Give back the term "Startup" to Stephane
I'm at Startup Camp NYC today and tomorrow and looking forward to hearing about startups, learning about startups, and talking about my startup. Plus, I'm considering entering the Best Startup Contest.
We all know what a "startup" is, right?
Well, gearing up for the event, I subscribed to the startup camp's wiki RSS feed to stay up to date. Tonight, as I refreshed my RSS reader (all startup founders know what that is, right?) I was pleased to see a new user profile come across the the wire for a guy named Stephane.

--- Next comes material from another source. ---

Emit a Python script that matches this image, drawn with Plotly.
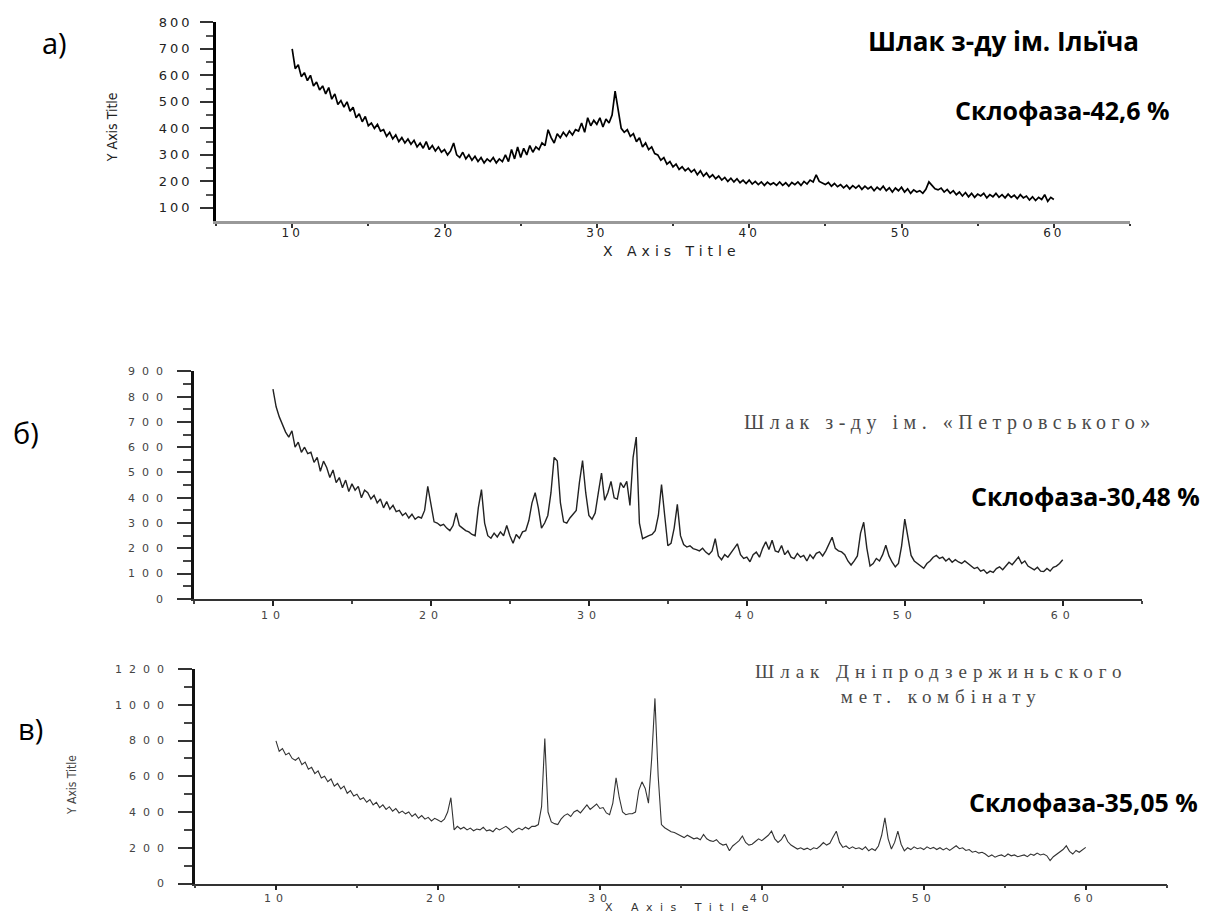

Stephane is the founder of Window Washing System. And we're not talking about MSFT Windows. We're talking about the millions of real windows - windows on every building in the industrialized world - windows which need to be washed and currently are washed manually and with a lot of risk to people doing the work. Anyway, Staphane, we learn through his profile, has developed a revolutionary way of cleaning windows. He has a startup. He posted on the startup camp wiki.
So what's my point? Besides the fact that I'm incredibly impressed with Stephane (and will send his video to every VC I know), I am also realizing that we tech geeks have totally hogged, squatted, and stolen the term "startup" with our our super-evil Google-tilting geek-skills.
Stephane probably signed up for Startup Camp thinking it would be a good place for him -- he has a startup, after all. But it's not that kind of startup! Our kind of startup has keynote speakers talking about cloud computing and coding to scale. Windows!?! Why would you build on that OS?!?
So while Stephane's startup has a patent, will be listening to one speaker at startup camp talking about "intellectual property" (because it's "cool" that our start-ups usually don't have physical property).
My problem isn't with our kind of startups, however, it's with the hogging, squatting, monopolizing, etc of a term which should be celebrated in all its forms.
So let's start giving the term "startup" back to Stephane and the other brilliant startuppers out there whose business plans deal with real windows, apples, widgets, and *books. I've gone ahead and changed my category "start-up" to "Web Startup" (because even "Tech Startup" steals meaning from other people). Should you too?
For me the best "other example" of this is with the term "objectivism" and "objectivists" which the Ayn Randians love to use. Sure, that's a great name for your approach, but could you leave that important term to the public trust?